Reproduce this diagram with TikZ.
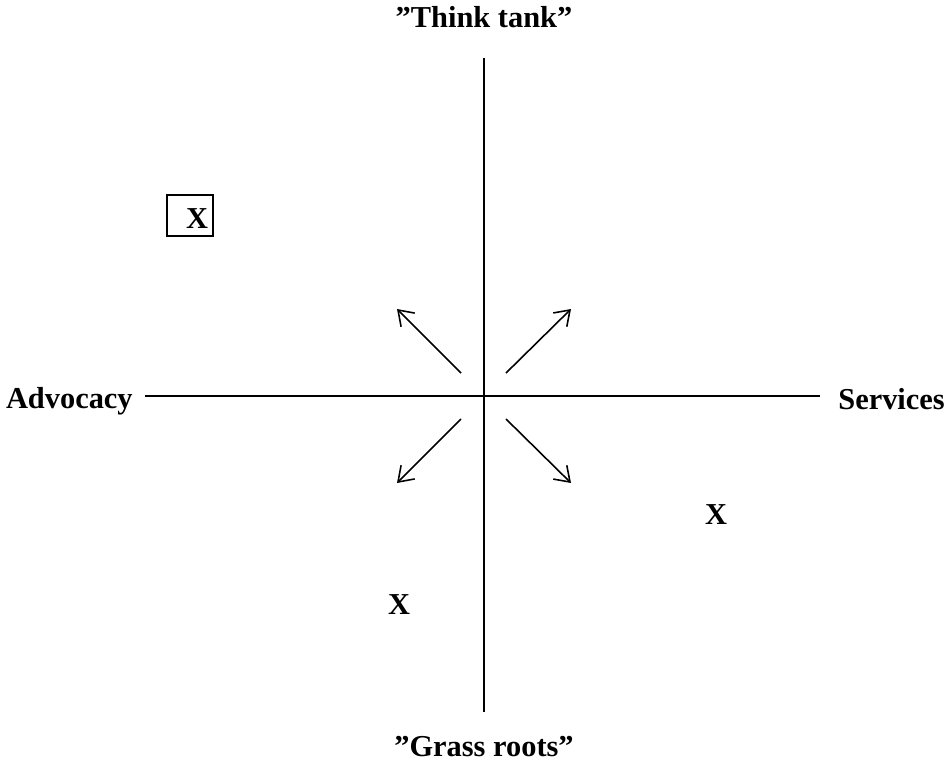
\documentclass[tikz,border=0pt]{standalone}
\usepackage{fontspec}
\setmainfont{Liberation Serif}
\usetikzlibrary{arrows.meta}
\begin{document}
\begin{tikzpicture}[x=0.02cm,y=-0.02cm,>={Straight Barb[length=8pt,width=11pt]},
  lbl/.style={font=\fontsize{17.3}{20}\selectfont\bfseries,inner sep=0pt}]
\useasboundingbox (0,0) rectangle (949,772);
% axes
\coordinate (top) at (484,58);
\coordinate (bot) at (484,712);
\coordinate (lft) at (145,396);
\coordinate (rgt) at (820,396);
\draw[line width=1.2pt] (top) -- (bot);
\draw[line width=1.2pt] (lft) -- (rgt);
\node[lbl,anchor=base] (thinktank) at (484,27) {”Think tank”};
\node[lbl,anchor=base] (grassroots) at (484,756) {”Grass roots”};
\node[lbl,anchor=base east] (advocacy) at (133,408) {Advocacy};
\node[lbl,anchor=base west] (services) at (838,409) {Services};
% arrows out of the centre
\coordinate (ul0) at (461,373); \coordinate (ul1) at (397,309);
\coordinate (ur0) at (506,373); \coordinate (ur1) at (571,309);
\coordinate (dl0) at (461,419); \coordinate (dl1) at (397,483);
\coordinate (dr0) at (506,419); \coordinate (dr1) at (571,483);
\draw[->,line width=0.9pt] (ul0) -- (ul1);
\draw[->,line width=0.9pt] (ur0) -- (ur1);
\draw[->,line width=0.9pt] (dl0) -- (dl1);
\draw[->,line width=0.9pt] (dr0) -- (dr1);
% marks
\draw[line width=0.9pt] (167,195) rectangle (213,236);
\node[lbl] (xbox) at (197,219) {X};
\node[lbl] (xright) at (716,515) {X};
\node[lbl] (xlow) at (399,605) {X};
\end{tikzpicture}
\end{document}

_ _ _ _ _ _ _

TASK INSTRUCTIONS - Copy every line above word for word and exclude the pictures.

THE RESPONSE -
Reproduce this diagram with TikZ.
\documentclass[tikz,border=0pt]{standalone}
\usepackage{fontspec}
\setmainfont{Liberation Serif}
\usetikzlibrary{arrows.meta}
\begin{document}
\begin{tikzpicture}[x=0.02cm,y=-0.02cm,>={Straight Barb[length=8pt,width=11pt]},
  lbl/.style={font=\fontsize{17.3}{20}\selectfont\bfseries,inner sep=0pt}]
\useasboundingbox (0,0) rectangle (949,772);
% axes
\coordinate (top) at (484,58);
\coordinate (bot) at (484,712);
\coordinate (lft) at (145,396);
\coordinate (rgt) at (820,396);
\draw[line width=1.2pt] (top) -- (bot);
\draw[line width=1.2pt] (lft) -- (rgt);
\node[lbl,anchor=base] (thinktank) at (484,27) {”Think tank”};
\node[lbl,anchor=base] (grassroots) at (484,756) {”Grass roots”};
\node[lbl,anchor=base east] (advocacy) at (133,408) {Advocacy};
\node[lbl,anchor=base west] (services) at (838,409) {Services};
% arrows out of the centre
\coordinate (ul0) at (461,373); \coordinate (ul1) at (397,309);
\coordinate (ur0) at (506,373); \coordinate (ur1) at (571,309);
\coordinate (dl0) at (461,419); \coordinate (dl1) at (397,483);
\coordinate (dr0) at (506,419); \coordinate (dr1) at (571,483);
\draw[->,line width=0.9pt] (ul0) -- (ul1);
\draw[->,line width=0.9pt] (ur0) -- (ur1);
\draw[->,line width=0.9pt] (dl0) -- (dl1);
\draw[->,line width=0.9pt] (dr0) -- (dr1);
% marks
\draw[line width=0.9pt] (167,195) rectangle (213,236);
\node[lbl] (xbox) at (197,219) {X};
\node[lbl] (xright) at (716,515) {X};
\node[lbl] (xlow) at (399,605) {X};
\end{tikzpicture}
\end{document}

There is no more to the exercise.